So Long Spoon
Dallas chef John Tesar closes award-winning seafood restaurant Spoon
John Tesar will close Spoon Bar & Kitchen, his Preston Center fine-dining seafood restaurant, on December 31. The chef says he has amicably parted ways with his partners at Chanticleer Holdings Inc., the owner-operator of Hooters restaurants, which acquired Spoon a year ago.
Chanticleer envisioned a plan to work with Tesar on creating a fast-casual seafood concept. But Tesar says that plan shifted.
"We're not calling it a day," Tesar says. "I think there's a place for a good seafood restaurant, and we'll find another location for it."
"I have a lot of things going on in 2015, including the opening of Fork, an Italian restaurant, in the spring," he says. "Chanticleer is going in one direction, with things like Just Fresh, a hamburger concept. When they bought Spoon and where they are today is two different places."
Tesar opened Spoon in November 2012, in the style of Le Bernardin in New York. It earned rave reviews and a following, but its profile has receded since the 2014 opening of Knife, Tesar's steakhouse at The Highlands Dallas hotel.

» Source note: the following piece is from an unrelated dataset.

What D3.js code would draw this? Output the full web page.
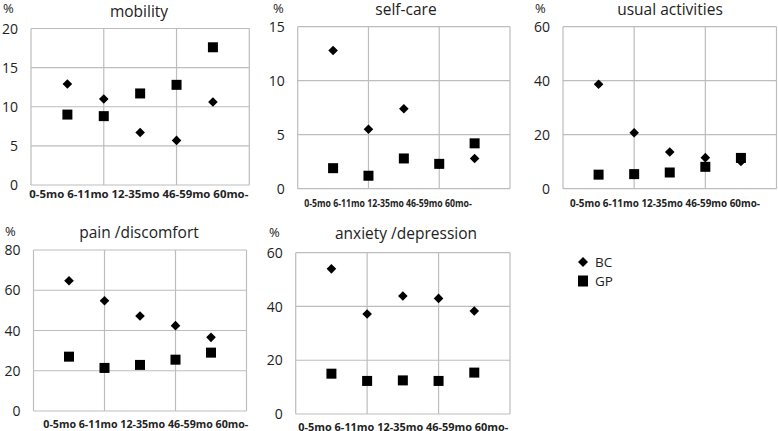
<!DOCTYPE html>
<html><head><meta charset="utf-8">
<script src="https://cdn.jsdelivr.net/npm/d3@7"></script>
<style>body{margin:0;background:#fff}svg{display:block}</style>
</head><body>
<svg id="c" width="778" height="431"></svg>
<script>
// ---- data ----
const categories = ["0-5mo", "6-11mo", "12-35mo", "46-59mo", "60mo-"];
const xValues = [0.5, 1, 1.5, 2, 2.5];
const seriesNames = ["BC", "GP"];
const titles = ["mobility", "self-care", "usual activities", "pain /discomfort", "anxiety /depression"];
const yMaxes = [20, 15, 60, 80, 60];
const yTicks = [[0,5,10,15,20],[0,5,10,15],[0,20,40,60],[0,20,40,60,80],[0,20,40,60]];
const mobilityBC = [12.9, 11.0, 6.7, 5.7, 10.6];
const mobilityGP = [9.0, 8.8, 11.7, 12.8, 17.6];
const selfcareBC = [12.8, 5.5, 7.4, 2.3, 2.8];
const selfcareGP = [1.9, 1.2, 2.8, 2.3, 4.2];
const usualBC = [38.7, 20.7, 13.6, 11.5, 10.1];
const usualGP = [5.2, 5.4, 6.0, 8.1, 11.4];
const painBC = [64.7, 54.8, 47.2, 42.4, 36.6];
const painGP = [27.0, 21.4, 22.9, 25.5, 29.0];
const anxietyBC = [54.0, 37.2, 43.9, 43.0, 38.3];
const anxietyGP = [15.0, 12.3, 12.5, 12.3, 15.4];
const bcSeries = [mobilityBC, selfcareBC, usualBC, painBC, anxietyBC];
const gpSeries = [mobilityGP, selfcareGP, usualGP, painGP, anxietyGP];

// ---- layout ----
const layout = [
  {left:31, right:249.3, top:28.5, bottom:185, labX0:29.3, labX1:248.3, labY:198, titleX:139, titleY:16.5, pctX:3, pctY:13},
  {left:297.7, right:510, top:26.7, bottom:188.7, labX0:304.3, labX1:471.7, labY:206.5, titleX:406, titleY:15, pctX:273, pctY:13},
  {left:563, right:776.5, top:26.7, bottom:188.7, labX0:570, labX1:760, labY:206.5, titleX:670, titleY:15, pctX:535, pctY:13},
  {left:33.5, right:246.5, top:250, bottom:411, labX0:43.3, labX1:248.3, labY:428, titleX:139, titleY:237.5, pctX:5, pctY:236},
  {left:295.7, right:510, top:252.7, bottom:414, labX0:298.3, labX1:508.3, labY:430.5, titleX:406, titleY:238.5, pctX:269, pctY:237}
];
const FONT = "'Open Sans', 'Noto Sans', sans-serif";
const gridColor = "#bdbdbd";
const svg = d3.select("#c");

function diamond(cx, cy, r) {
  return `M${cx},${cy-r}L${cx+r},${cy}L${cx},${cy+r}L${cx-r},${cy}Z`;
}

layout.forEach((L, i) => {
  const g = svg.append("g");
  const x = d3.scaleLinear().domain([0, 3]).range([L.left, L.right]);
  const y = d3.scaleLinear().domain([0, yMaxes[i]]).range([L.bottom, L.top]);

  g.selectAll(".hg").data(yTicks[i]).join("line")
    .attr("x1", L.left).attr("x2", L.right)
    .attr("y1", d => y(d)).attr("y2", d => y(d))
    .attr("stroke", gridColor).attr("stroke-width", 1.2);
  g.selectAll(".vg").data([0, 1, 2, 3]).join("line")
    .attr("x1", d => x(d)).attr("x2", d => x(d))
    .attr("y1", L.top).attr("y2", L.bottom)
    .attr("stroke", gridColor).attr("stroke-width", 1.2);

  g.selectAll(".yt").data(yTicks[i]).join("text")
    .attr("x", L.left - 13).attr("y", d => y(d)).attr("dy", "0.36em")
    .attr("text-anchor", "end").attr("font-family", FONT).attr("font-size", 14)
    .attr("fill", "#222").text(d => d);

  g.append("text").attr("x", L.pctX).attr("y", L.pctY)
    .attr("font-family", FONT).attr("font-size", 13).attr("fill", "#222").text("%");
  g.append("text").attr("x", L.titleX).attr("y", L.titleY).attr("text-anchor", "middle")
    .attr("font-family", FONT).attr("font-size", 15.5).attr("fill", "#222").text(titles[i]);

  g.append("text").attr("x", L.labX0).attr("y", L.labY)
    .attr("font-family", FONT).attr("font-size", 11).attr("font-weight", "bold").attr("fill", "#222")
    .attr("textLength", L.labX1 - L.labX0).attr("lengthAdjust", "spacingAndGlyphs")
    .text(categories.join(" "));

  g.selectAll(".bc").data(bcSeries[i]).join("path")
    .attr("d", (d, j) => diamond(x(xValues[j]), y(d), 4.8))
    .attr("fill", "#000");
  g.selectAll(".gp").data(gpSeries[i]).join("rect")
    .attr("x", (d, j) => x(xValues[j]) - 5).attr("y", d => y(d) - 5)
    .attr("width", 10).attr("height", 10).attr("fill", "#000");
});

// legend
const leg = svg.append("g");
const legY = d3.scalePoint().domain(seriesNames).range([262, 281]);
leg.append("path").attr("d", diamond(583, legY("BC"), 5)).attr("fill", "#000");
leg.append("rect").attr("x", 578).attr("y", legY("GP") - 5.5).attr("width", 10).attr("height", 11).attr("fill", "#000");
leg.selectAll("text").data(seriesNames).join("text")
  .attr("x", 595).attr("y", d => legY(d)).attr("dy", "0.36em")
  .attr("font-family", FONT).attr("font-size", 13.5).attr("fill", "#222").text(d => d);
</script>
</body></html>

Its closure marks the second wipeout of a seafood-centric restaurant since the November closure of Driftwood in Oak Cliff, raising the age-old question of whether steak-happy Dallas-Fort Worth can ever really sustain a long-term respect for fish, although Dallas Fish Market in downtown Dallas still prevails.
There's also the location: Preston Center is a mixed bag as far as restaurants go, with casual places like Hopdoddy doing better than a chef-driven restaurants like Spoon or Kent Rathbun's Blue Plate Kitchen, which closed in May.
"Spoon does really well three to four days a week, but that's always been a strange location," Tesar says. "But we're not calling it a day. I think there's a place for a good seafood restaurant, and we'll find another location for it."